First drive-in restaurant in the United States

Kirby's Pig Stand was the first drive-in restaurant to open in the United States. It was opened by Jessie G. Kirby and Reuben Jackson in 1921, in Dallas, Texas. In the 1980s, it changed ownership to Jim Ingram and Monte Hough, and in 2009, its name was changed to Woodfire Kirby's.

==History==
Kirby's Pig Stand opened in September 1921 in Dallas, Texas. It was America's first drive-in restaurant. The restaurant expanded into chains all around the United States in states such as Texas, New York, Florida, Oklahoma, Arkansas, California, and Alabama. Jessie Kirby died a few years after opening the first drive-in Pig Stand, but Kirby's family and the Jackson family kept the company up and running. The scheme of the restaurant "consisted of a red-tiled pagoda-like roof set on a rectangular building framed of wood and covered in stucco (a fine plaster used for coating wall surfaces or molding into architectural decorations)". "A 1927 newspaper advertisement claimed over 5,000 people in Dallas alone had their evening meal at the Pig Stands". It was popular for "chicken-fried steak sandwich, fried onion rings, milkshake, pig sandwich and their Texas toast". Kirby's Pig Stands were an influence on other fast food restaurants in the U.S.; today there are thousands of fast food restaurants across America such as McDonald's, Burger King, Taco Bell, Wendy's and Sonic. By the end of the 1950s, all of the Pigs Stands outside of Texas had been sold, but the stands in Texas were still run by the company president Royce Hailey. Hailey became the owner in 1975 then sold the business to his son Richard Hailey. The chain went bankrupt due to unpaid sales taxes and closed its last official restaurant in 2006.

One independent Pig Stand still existed as of 2021, located near downtown San Antonio, Texas. It had the original '40s/'50s-style sign near the street that is suggestive of the original time period of the business. In 2023, it permanently closed due to the owner retiring and the land was sold to a developer.

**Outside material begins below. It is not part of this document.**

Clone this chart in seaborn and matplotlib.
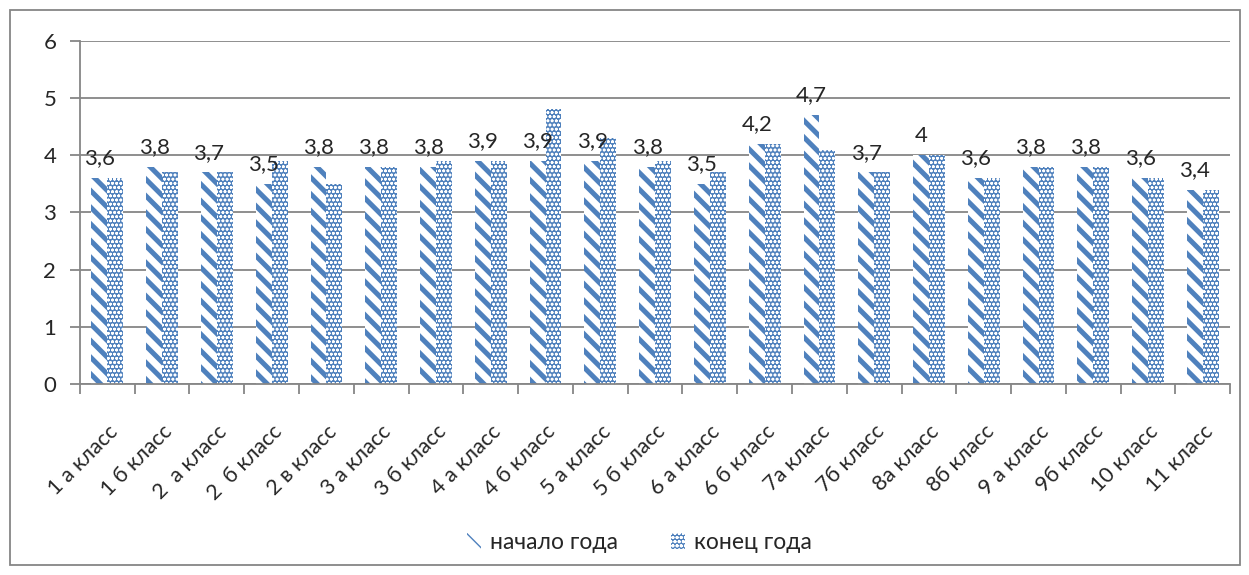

One of the original Pig Stand "signature" drive-in buildings with the red-tiled pagoda-like roof still exists in San Antonio at the corner of S Presa St and Pereida St. It was one of the last three in San Antonio, operating as a Pig Stand until the '90s. It has since been sold and now operates as a burger restaurant with a '50s diner-style decor, similar to the previous Pig Stand. Its drive-in awning also still exists but is now merely part of the parking lot.

==Slogans==
The company used various slogans throughout its tenure, including: "Quick Curb Service", "Curb Service", "Eat a Pig Sandwich", "America's Motor Lunch", and "A Good Meal at Any Time".